Raiffeisen Bank International (RBI) – the most exposed Western bank to the looming Russian financial crisis – has suspended its dividend for 2021 and is reportedly making contingency plans to sell its Russian assets.
The Austrian lender’s shares have halved in value since February 9 to around €12.87 by mid-afternoon trading on March 2.
RBI, the second-biggest cross-border bank in the CEE region by assets, said on March 1 that it intends to carry forward its entire net profit for the 2021 financial year. RBI had previously proposed a 2021 dividend of €1.15 per share, after a full-year profit of €1.42mn.
RBI makes around one third of its pre-tax profit from Russia. It has now suspended lending, and under its existing contracts it can force sanctioned clients to repay their loans.
RBI claims a market share of 1.3% in Russia – slightly higher than its nearest competitors, Italy’s UniCredit and France’s Societe Generale – putting it in tenth place. It has been present in the market since 1996 and caters to mainly blue-chip corporate clients
All banks in Russia face huge problems following the imposition of Western sanctions over the past few days, the collapse in the value of the ruble, as well as the move by the Russian central bank to more than double its main interest rate to 20%. Banks will inevitably have to make big provisions for the impact of the looming economic crisis on their clients.
RBI is now looking into leaving Russia, two people with knowledge of the matter told Reuters, a move that would make it the first European bank to do so since the country’s invasion of Ukraine.

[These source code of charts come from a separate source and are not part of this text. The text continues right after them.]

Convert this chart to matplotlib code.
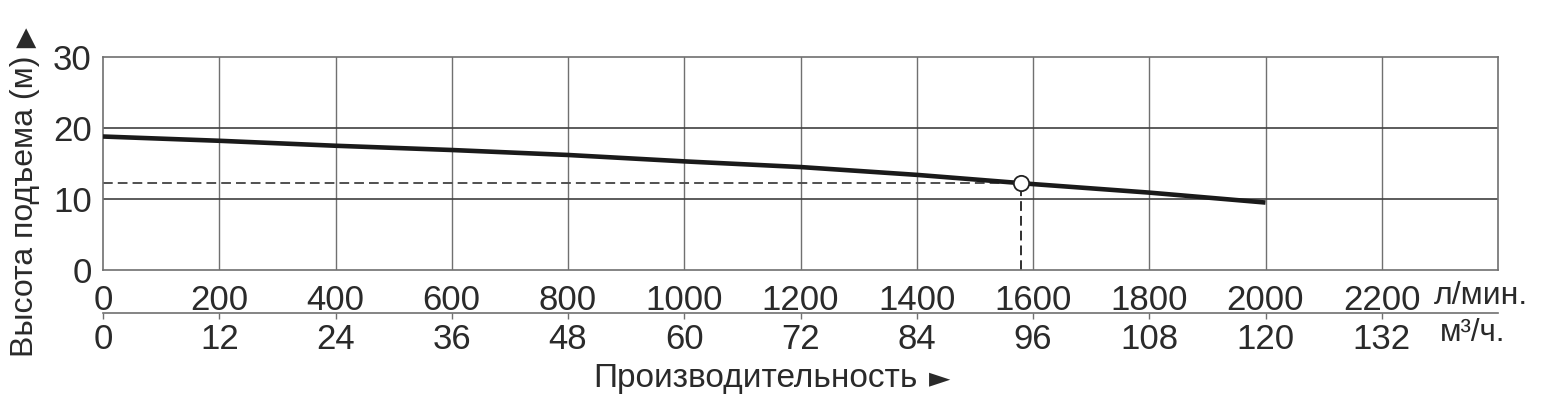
import matplotlib
matplotlib.use("Agg")
import matplotlib.pyplot as plt
import numpy as np

plt.rcParams['font.family'] = ['Liberation Sans', 'DejaVu Sans']

# Data (read from picture)
flow_lpm = [0, 200, 400, 600, 800, 1000, 1200, 1400, 1600, 1800, 2000]
head_m = [18.8, 18.2, 17.5, 16.9, 16.2, 15.3, 14.5, 13.4, 12.1, 10.9, 9.5]
op_flow = 1580
op_head = 12.2
x_ticks_lpm = [0, 200, 400, 600, 800, 1000, 1200, 1400, 1600, 1800, 2000, 2200]
x_ticks_m3h = [0, 12, 24, 36, 48, 60, 72, 84, 96, 108, 120, 132]
y_ticks = [0, 10, 20, 30]

W, H = 1551, 397
fig = plt.figure(figsize=(W / 100, H / 100), dpi=100)
ax = fig.add_axes([103 / W, 1 - 270 / H, (1498 - 103) / W, (270 - 57) / H])
ax.set_xlim(0, 2400)
ax.set_ylim(0, 30)

grid_c = '#707070'
txt_c = '#2a2a2a'
for xv in range(200, 2400, 200):
    ax.axvline(xv, color=grid_c, lw=1.0, zorder=1)
for yv in [10, 20]:
    ax.axhline(yv, color='#404040', lw=1.2, zorder=1)
for s in ax.spines.values():
    s.set_color(grid_c)
    s.set_linewidth(1.2)

ax.plot(flow_lpm, head_m, color='#1a1a1a', lw=3.3, solid_capstyle='butt',
        solid_joinstyle='round', zorder=3)
ax.plot([0, op_flow], [op_head, op_head], color='#505050', lw=1.4, ls=(0, (5, 2.6)), zorder=2)
ax.plot([op_flow, op_flow], [0, op_head], color='#303030', lw=1.4, ls=(0, (5, 2.6)), zorder=2)
ax.plot([op_flow], [op_head], 'o', ms=11, mfc='white', mec='#222222', mew=1.3, zorder=4)

ax.set_xticks(x_ticks_lpm)
ax.set_xticklabels([str(v) for v in x_ticks_lpm])
ax.set_yticks(y_ticks)
ax.tick_params(axis='both', length=0, labelsize=25, colors=txt_c)
ax.tick_params(axis='x', pad=10)
ax.tick_params(axis='y', pad=8)

sec = ax.secondary_xaxis((270 - 313) / (270 - 57),
                         functions=(lambda x: x * 0.06, lambda x: x / 0.06))
sec.set_xticks(x_ticks_m3h)
sec.set_xticklabels([str(v) for v in x_ticks_m3h])
sec.tick_params(axis='x', direction='out', length=4, width=1, color=grid_c,
                labelsize=25, pad=3, labelcolor=txt_c)
sec.spines['bottom'].set_color(grid_c)
sec.spines['bottom'].set_linewidth(1.2)

fig.text(1434 / W, 1 - 296 / H, 'л/мин.', fontsize=23, color=txt_c, va='center', ha='left')
fig.text(1440 / W, 1 - 333 / H, 'м³/ч.', fontsize=22.5, color=txt_c, va='center', ha='left')
fig.text(593 / W, 1 - 378 / H, 'Производительность', fontsize=24, color=txt_c,
         va='center', ha='left')
fig.text(950 / W, 1 - 378 / H, '►', fontsize=20, color=txt_c, va='center', ha='right',
         family='DejaVu Sans')
fig.text(25 / W, 1 - 357 / H, 'Высота подъема (м)', fontsize=23, color=txt_c,
         va='center', ha='left', rotation=90, rotation_mode='anchor')
fig.text(26 / W, 1 - 38 / H, '▲', fontsize=19, color=txt_c, va='center', ha='center',
         family='DejaVu Sans')

fig.savefig('out.png', dpi=100)
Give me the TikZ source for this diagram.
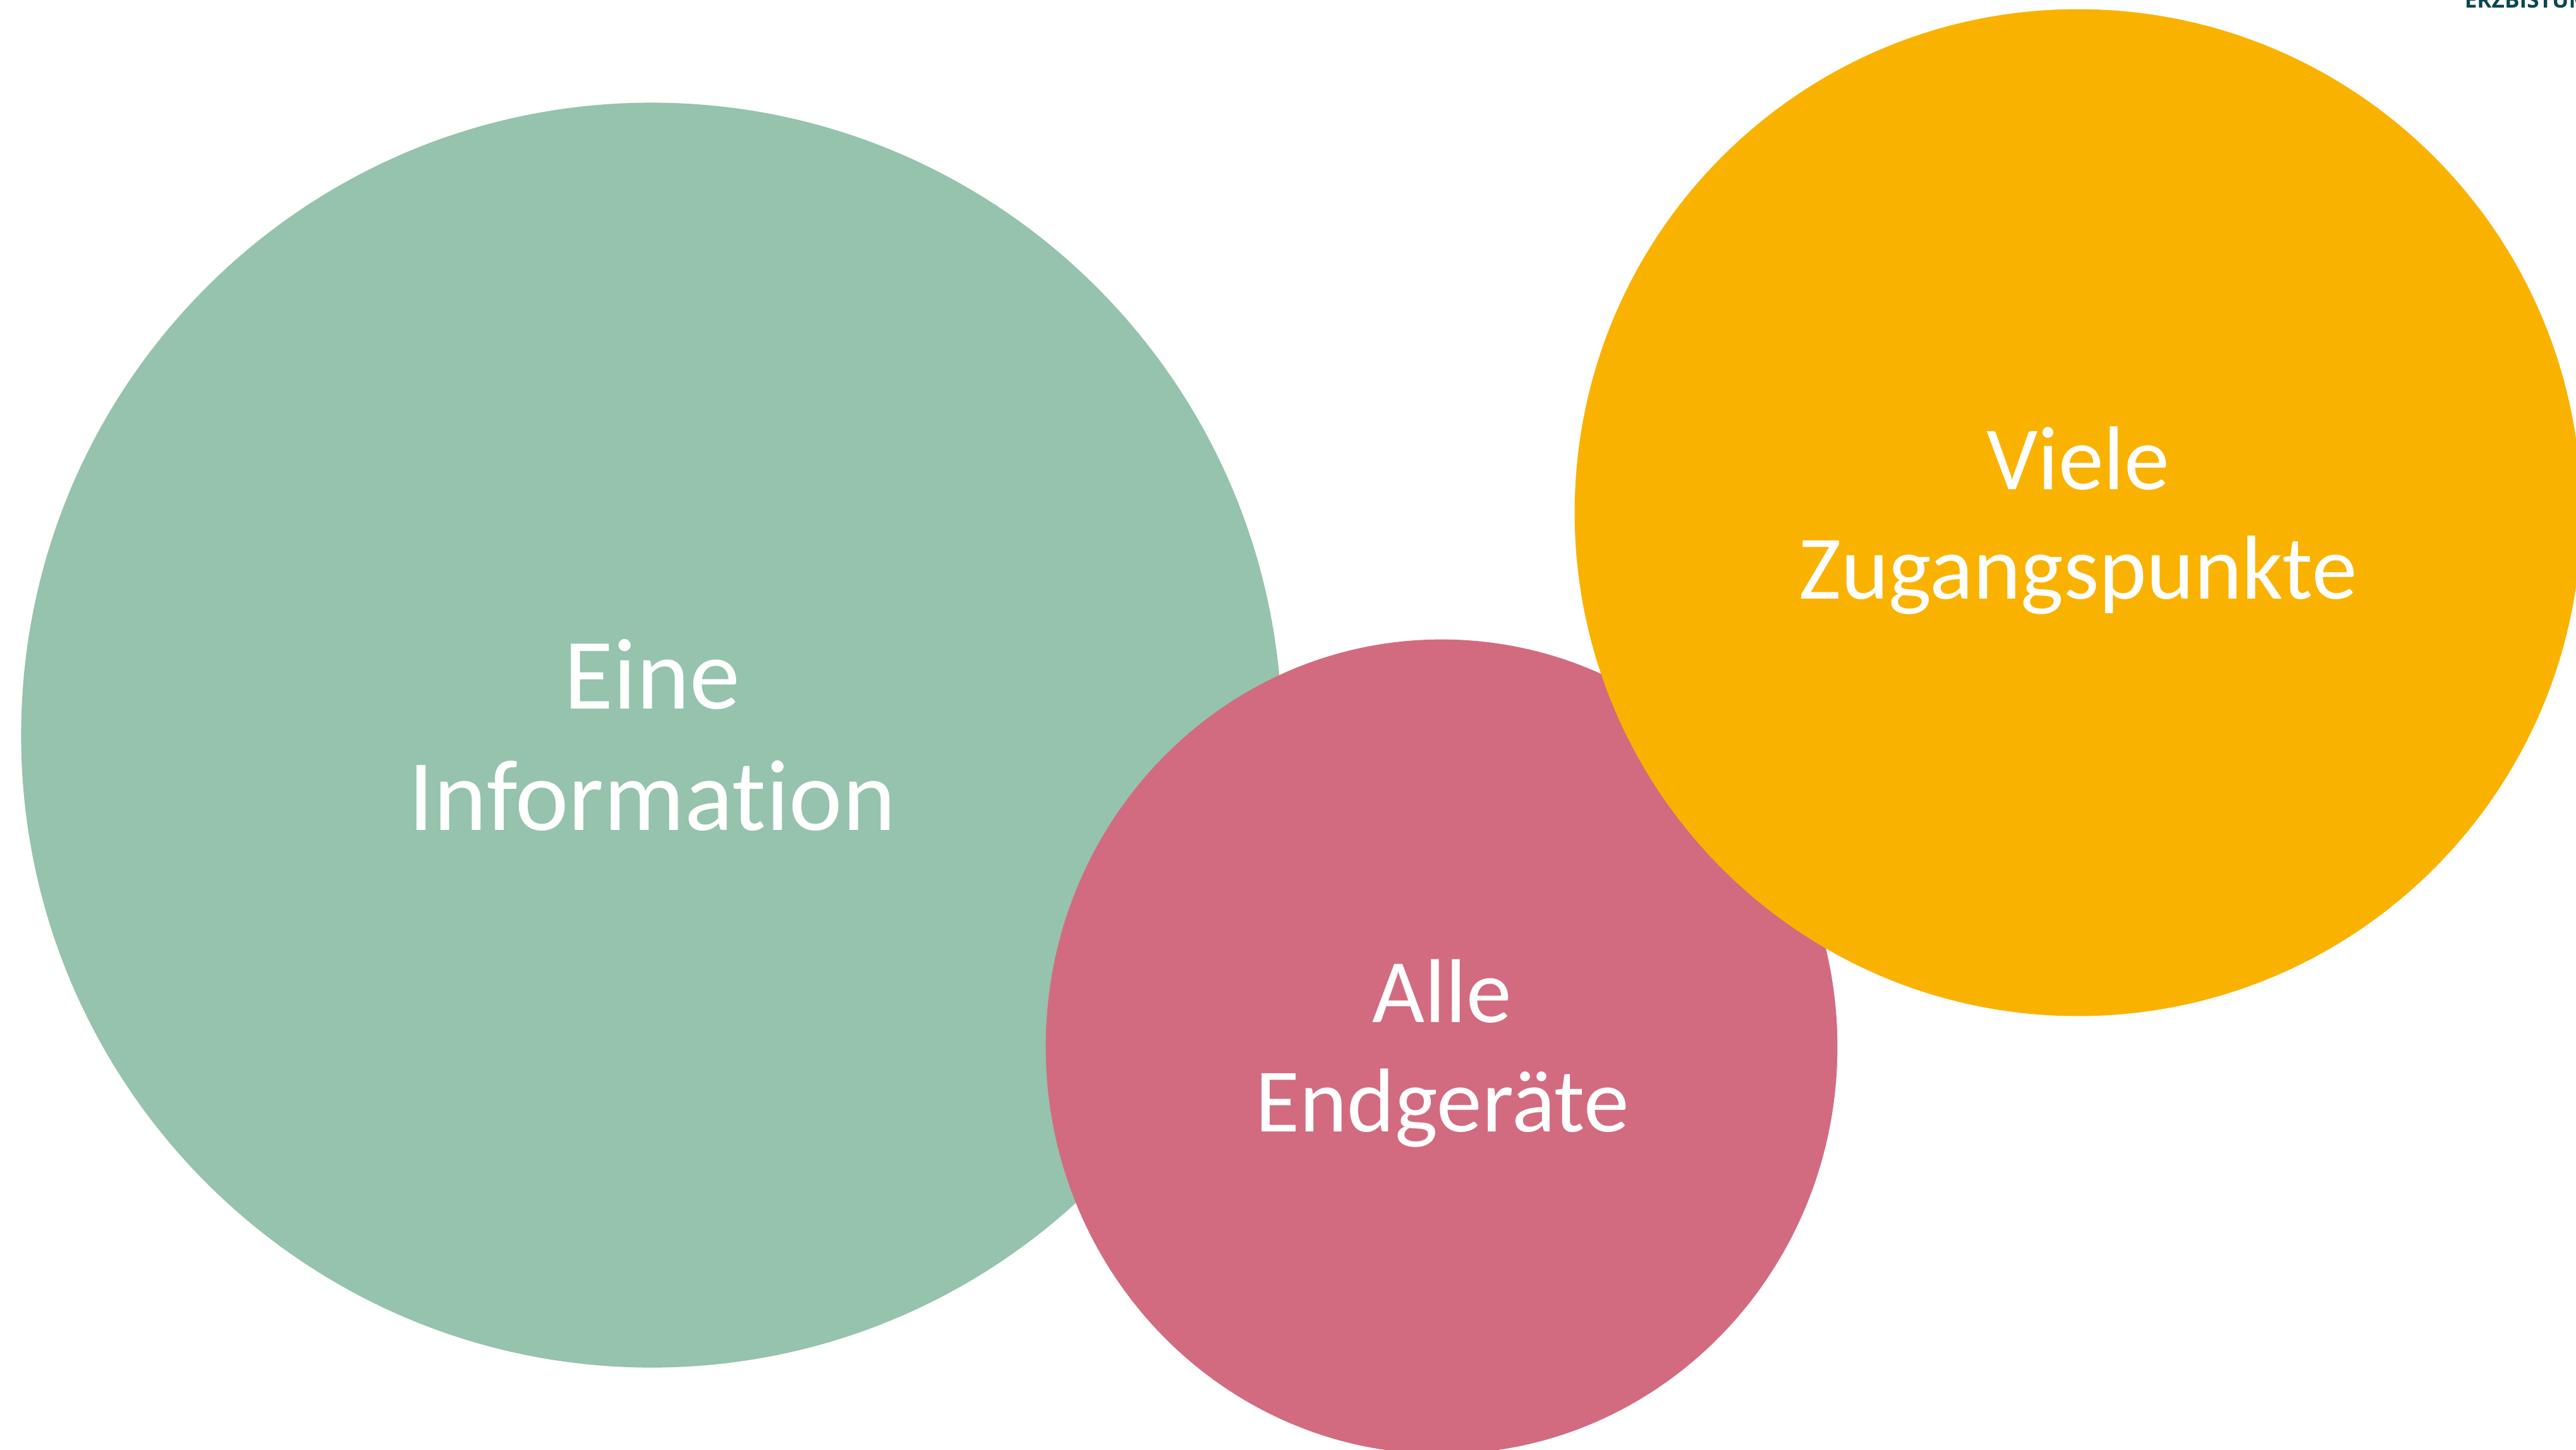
\documentclass[tikz,border=0pt]{standalone}
\usepackage{fontspec}
\setmainfont{Carlito}[Ligatures=NoCommon]
\newfontfamily\logofont{Open Sans}
\usetikzlibrary{shapes.geometric}
\definecolor{cgreen}{HTML}{95C3AD}
\definecolor{cpink}{HTML}{D26B80}
\definecolor{corange}{HTML}{FAB200}
\definecolor{cteal}{HTML}{0B4650}
\begin{document}
\begin{tikzpicture}[x=0.01cm,y=-0.01cm,
  blob/.style={ellipse, draw=none, inner sep=0pt, outer sep=0pt},
  bigtext/.style={text=white, align=center, inner sep=0pt, anchor=base,
    font=\fontsize{45.5pt}{54.6pt}\selectfont},
  midtext/.style={text=white, align=center, inner sep=0pt, anchor=base,
    font=\fontsize{40.8pt}{49pt}\selectfont}]
\useasboundingbox (0,0) rectangle (4076,2293);
\clip (0,0) rectangle (4076,2293);
\fill[white] (0,0) rectangle (4076,2293);
% circles
\node[blob, fill=cgreen, minimum width=19.94cm, minimum height=20.0cm] (green) at (1031,1163) {};
\node[blob, fill=cpink, minimum width=12.52cm, minimum height=12.88cm] (pink) at (2281,1656) {};
\node[blob, fill=corange, minimum width=15.92cm, minimum height=15.92cm] (orange) at (3288,811) {};
% texts (anchor = baseline of the last line)
\node[bigtext] (tgreen) at (1032,1313) {Eine\\Information};
\node[midtext] (tpink) at (2282,1790) {Alle\\Endgeräte};
\node[midtext] (torange) at (3288,947) {Viele\\Zugangspunkte};
% cut-off heading at top right
\node[anchor=base west, inner sep=0pt, text=cteal,
  font=\logofont\bfseries\fontsize{10pt}{12pt}\selectfont] (logo) at (3899,12) {ERZBISTUM};
\end{tikzpicture}
\end{document}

However, RBI’s CEO, Johann Strobl, told an investor call on March 1 that the bank doesn’t plan to pull out of the country in the wake of the recent war. Strobl said it was “very important” that everyone understood they weren’t walking away.
Russia’s Prime Minister Mikhail Mishustin has anyway said Moscow would temporarily curb foreigners seeking to sell assets, which would complicate any attempts by RBI to quit the country.
Strobl told the investor call that the bank’s Russian business, which has €22.9bn in assets, had €354mn of exposure to sanctioned financial institutions. There was also €119mn for other sanctioned companies.
RBI’s full-year results presentation shows it had a total exposure of €1.6bn to Russia and €170mn to Ukraine, which it said was mainly booked via its corporates and markets unit at the group level, Reuters reported.
According to Reuters, RBI has invested €2.4bn in its Russian subsidiary. Writing off both would cut just over 100 basis points off the group’s tier 1 ratio – a key gauge of financial strength – of 13.14%, according to Reuters calculations.
The bank has held back €60mn in provisions for potential losses from sanctions and has a €1.4bn euro-rouble hedge position.
RBI has also been increasing its hedging of the Ukrainian hryvnia, as well as boosting liquidity in its Russian and Ukrainian operations in expectation of mass client withdrawals.
Strobl said the Russian business had had a return on equity of roughly 20% over the past eight years. He added that even “in a worst-case scenario, I think the bank in Russia still could make a profit”.
RBI said it would reconsider the dividend at a later date. "Once the current critical geopolitical developments have subsided, the management board intends to reassess the possibility of a subsequent dividend distribution from the retained earnings of the 2021 financial year, taking into account the development of the capital ratios and the economic effects of the conflict," the bank said in a statement.